列車内でナッシュを護衛していたのは、オクラホマ州マカレスター警察署長のオットー・リードと、フランク・スミスとジョセフ・ラッキーという二人のFBI捜査官だった。

到着すると、彼らはリード・ベッターリ特別捜査官とレイモンド・キャフリー捜査官、カンザスシティ刑事のフランク・ハーマンソンとウィリアム・グルームズに出迎えられた。

その後、警官らはナッシュを駅の外に駐車されているシボレーに誘導し、車に乗せた。

と、その時、近くの車の陰から武装した男2人が現れ、銃弾の雨を降らせた。

警官たちはショットガンやピストルで武装していたが、反撃する暇もなかったようだ。

2人の刑事とキャフリー捜査官は車外の地面で息絶えていた。

また、車中では警察署長とナッシュまでもがハチの巣にされていた。

失敗したものの大事件を引き落としたヴァーノン・ミラーは、シカゴに逃亡した。

そこでマーダー・インクのボスであり旧友の、ルイス・“レプケ”・ブカルターに匿ってもらおうと考えたのである。

だがバカルターにとって、FBIに追われているミラーは疫病神でしかなかったようだ。

1933年11月、デトロイト郊外の溝でミラーの遺体が発見された。

これにより獲物を失った捜査局は「プリティボーイ」フロイドの捜索を開始する。
「プリティ・ボーイ」フロイドとアダム・リチェッティは一緒に逃亡しており、ニューヨークで2人の姉妹とカップルを装いながら身を隠していた。

1934年10月、彼らは地元警察に見つかってしまい銃撃戦に発展する。

リチェッティは捕らえられ、フロイドはなおも逃走した。

だがその2日後、メルビン・パーヴィス率いるFBI部隊がフロイドを追跡し殺害した。

ちなみにリチェッティは1938年に殺人罪で有罪判決を受け、ミズーリ州刑務所のガス室で処刑された。

大きな流れ

カンザスシティ虐殺事件後、将来の悲劇を防ぐ取り組みは迅速に行われた。

機関銃を振り回す盗賊と真っ向から対決しなければならないなら、武器を増強する必要がある。

待ち伏せ攻撃から1週間後、カンザスシティ担当特別捜査官ラルフ・コルビンはフーバーに銃の追加を要求する書簡を送った。

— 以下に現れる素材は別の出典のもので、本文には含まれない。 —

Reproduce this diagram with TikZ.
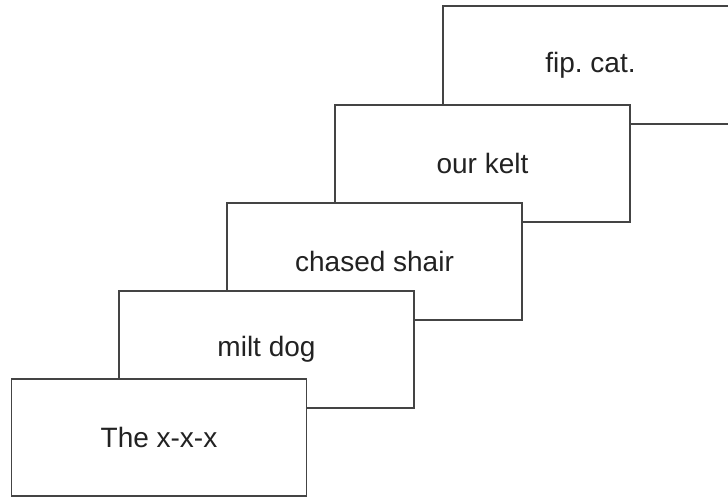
\documentclass[tikz,border=0pt]{standalone}
\usepackage{fontspec}
\setmainfont{Liberation Sans}
\frenchspacing
\definecolor{edge}{HTML}{444444}
\definecolor{ink}{HTML}{222222}
\begin{document}
\begin{tikzpicture}[x=1pt,y=-1pt,
  card/.style={draw=edge, line width=1.7pt, fill=white,
    minimum width=295pt, minimum height=117.5pt, inner sep=0pt, outer sep=0pt,
    font=\fontsize{28}{32}\selectfont, text=ink}]
  \useasboundingbox (0,0) rectangle (728,500);
  \clip (0,0) rectangle (728,500);
  % back to front: each card overlaps the one behind it
  \node[card] (b5) at (590.5,65)    {fip. cat.};
  \node[card] (b4) at (482.5,163.5) {our kelt};
  \node[card] (b3) at (374.5,261.5) {chased shair};
  \node[card] (b2) at (266.5,349.5) {milt dog};
  \node[card] (b1) at (159,437.5)   {The x-x-x};
\end{tikzpicture}
\end{document}
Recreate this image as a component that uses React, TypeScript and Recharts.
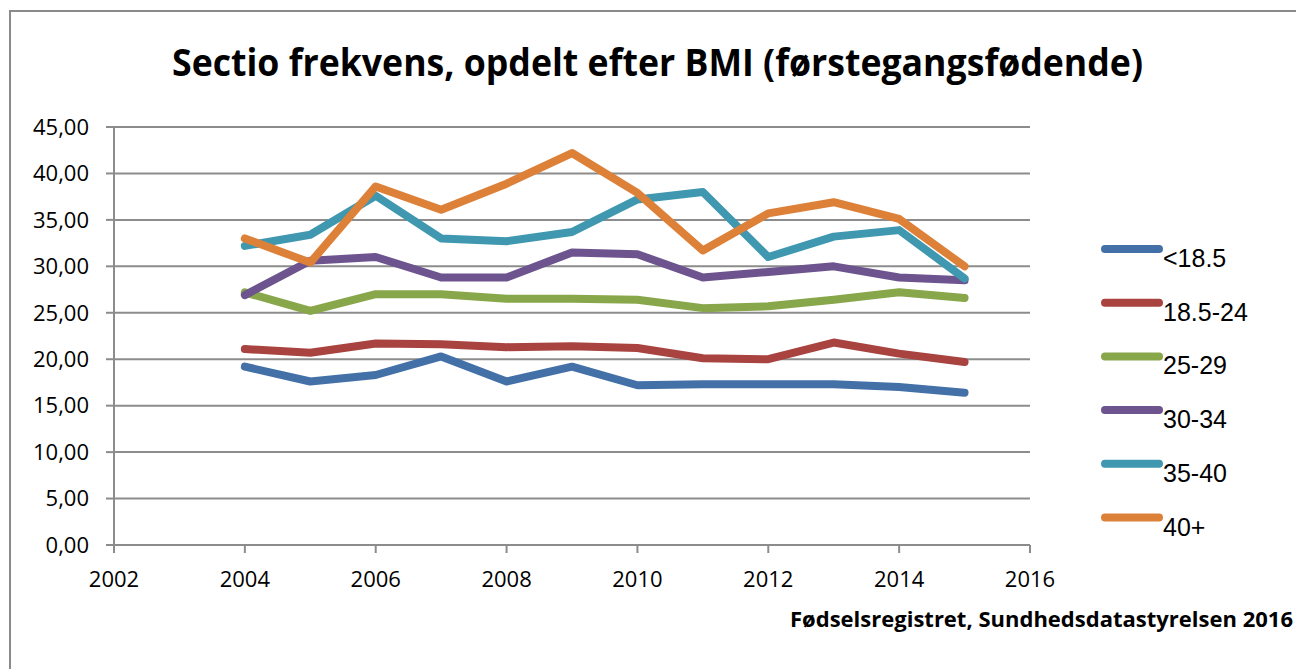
import { LineChart, Line, XAxis, YAxis, CartesianGrid } from "recharts";

const years = [2004, 2005, 2006, 2007, 2008, 2009, 2010, 2011, 2012, 2013, 2014, 2015];

const under185 = [19.2, 17.6, 18.3, 20.3, 17.6, 19.2, 17.2, 17.3, 17.3, 17.3, 17.0, 16.4];
const bmi185to24 = [21.1, 20.7, 21.7, 21.6, 21.3, 21.4, 21.2, 20.1, 20.0, 21.8, 20.6, 19.7];
const bmi25to29 = [27.2, 25.2, 27.0, 27.0, 26.5, 26.5, 26.4, 25.5, 25.7, 26.4, 27.2, 26.6];
const bmi30to34 = [26.9, 30.6, 31.0, 28.8, 28.8, 31.5, 31.3, 28.8, 29.4, 30.0, 28.8, 28.5];
const bmi35to40 = [32.2, 33.4, 37.6, 33.0, 32.7, 33.7, 37.2, 38.0, 31.0, 33.2, 33.9, 28.7];
const bmi40plus = [33.0, 30.4, 38.6, 36.1, 38.9, 42.2, 37.9, 31.7, 35.7, 36.9, 35.1, 30.0];

const xTicks = [2002, 2004, 2006, 2008, 2010, 2012, 2014, 2016];
const yTicks = [0, 5, 10, 15, 20, 25, 30, 35, 40, 45];

const series = [
  { key: "under185", name: "<18.5", values: under185, color: "#4470a8" },
  { key: "b185", name: "18.5-24", values: bmi185to24, color: "#a8433f" },
  { key: "b25", name: "25-29", values: bmi25to29, color: "#88a64a" },
  { key: "b30", name: "30-34", values: bmi30to34, color: "#6d548e" },
  { key: "b35", name: "35-40", values: bmi35to40, color: "#3f98b0" },
  { key: "b40", name: "40+", values: bmi40plus, color: "#dd8139" },
];

const data = years.map((year, i) => {
  const row: Record<string, number> = { year };
  series.forEach((s) => {
    row[s.key] = s.values[i];
  });
  return row;
});

const tickFont = { fontFamily: "Open Sans", fontSize: 22, fill: "#000" };

export default function App() {
  return (
    <div
      style={{
        position: "fixed",
        left: 0,
        top: 0,
        width: 1296,
        height: 669,
        background: "#fff",
        overflow: "hidden",
      }}
    >
      <div
        style={{
          position: "absolute",
          left: 9,
          top: 10,
          width: 1300,
          height: 700,
          borderLeft: "2px solid #8a8a8a",
          borderTop: "2px solid #8a8a8a",
        }}
      />
      <LineChart
        width={1296}
        height={669}
        data={data}
        margin={{ top: 127, right: 266, bottom: 84, left: 14 }}
        style={{ position: "absolute", left: 0, top: 0 }}
      >
        <CartesianGrid vertical={false} stroke="#8c8c8c" strokeWidth={2} />
        <XAxis
          dataKey="year"
          type="number"
          domain={[2002, 2016]}
          ticks={xTicks}
          height={40}
          tick={tickFont}
          tickSize={8}
          tickMargin={18}
          stroke="#8c8c8c"
          strokeWidth={2}
        />
        <YAxis
          type="number"
          domain={[0, 45]}
          ticks={yTicks}
          width={100}
          tick={tickFont}
          tickSize={8}
          tickMargin={17}
          stroke="#8c8c8c"
          strokeWidth={2}
          tickFormatter={(v: number) => v.toFixed(2).replace(".", ",")}
        />
        {series.map((s) => (
          <Line
            key={s.key}
            dataKey={s.key}
            name={s.name}
            stroke={s.color}
            strokeWidth={8}
            strokeLinecap="round"
            strokeLinejoin="round"
            dot={false}
            activeDot={false}
            isAnimationActive={false}
          />
        ))}
      </LineChart>
      <svg
        width={1296}
        height={669}
        style={{ position: "absolute", left: 0, top: 0, pointerEvents: "none" }}
      >
        <text
          x={172}
          y={76}
          fontFamily="Open Sans"
          fontWeight="bold"
          fontSize={37}
          textLength={971}
          lengthAdjust="spacingAndGlyphs"
          fill="#000"
        >
          Sectio frekvens, opdelt efter BMI (førstegangsfødende)
        </text>
        <text
          x={790}
          y={627}
          fontFamily="Open Sans"
          fontWeight="bold"
          fontSize={21}
          textLength={503}
          lengthAdjust="spacingAndGlyphs"
          fill="#000"
        >
          Fødselsregistret, Sundhedsdatastyrelsen 2016
        </text>
        {series.map((s, i) => (
          <g key={s.key}>
            <line
              x1={1105}
              x2={1159}
              y1={249 + i * 53.7}
              y2={249 + i * 53.7}
              stroke={s.color}
              strokeWidth={8}
              strokeLinecap="round"
            />
            <text
              x={1163}
              y={267 + i * 53.7}
              fontFamily="Liberation Sans"
              fontSize={25}
              fill="#000"
            >
              {s.name}
            </text>
          </g>
        ))}
      </svg>
    </div>
  );
}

「私たちはトンプソン・サブマシンガンを1丁、高性能ライフルを2丁、45口径のコルト自動拳銃を約4丁と、それぞれに十分な弾薬を持たなければなりません。ソーオフショットガン 1 つまたは 2 つも役立つでしょう。私は、彼らと対等な立場で対峙できない限り、こうした無法者たちを追いたくない」

これにフーバー長官は次のように返答した。

「カンザスシティで行われた様な卑劣な行為に対処するために、武器を手配します。」

またコルピン捜査官はこうも述べていた。

「私たちが持っているのは局から支給された小型軽量ピストルだけです。これでは凶悪犯に対処できません」

これは現代にも通ずる問題かもしれない。


1934 年、議会は連邦法執行を強化する多数の犯罪法案を可決した。

これによりFBIに、連邦犯罪の逮捕と令状執行、銃器の所持が正式に認めた。

また国家銃器法により、リボルバー、ピストル、ライフル、銃身の長さが 18 インチを超える散弾銃を除くすべての銃器が規制されることとなった。

この法律は、法当該銃器を財務省を通じて登録することを義務付け、譲渡には200ドルの税金を課すというものである。

この法律は現在でも有効ですが、手数料は 1934 年以来変わっていない。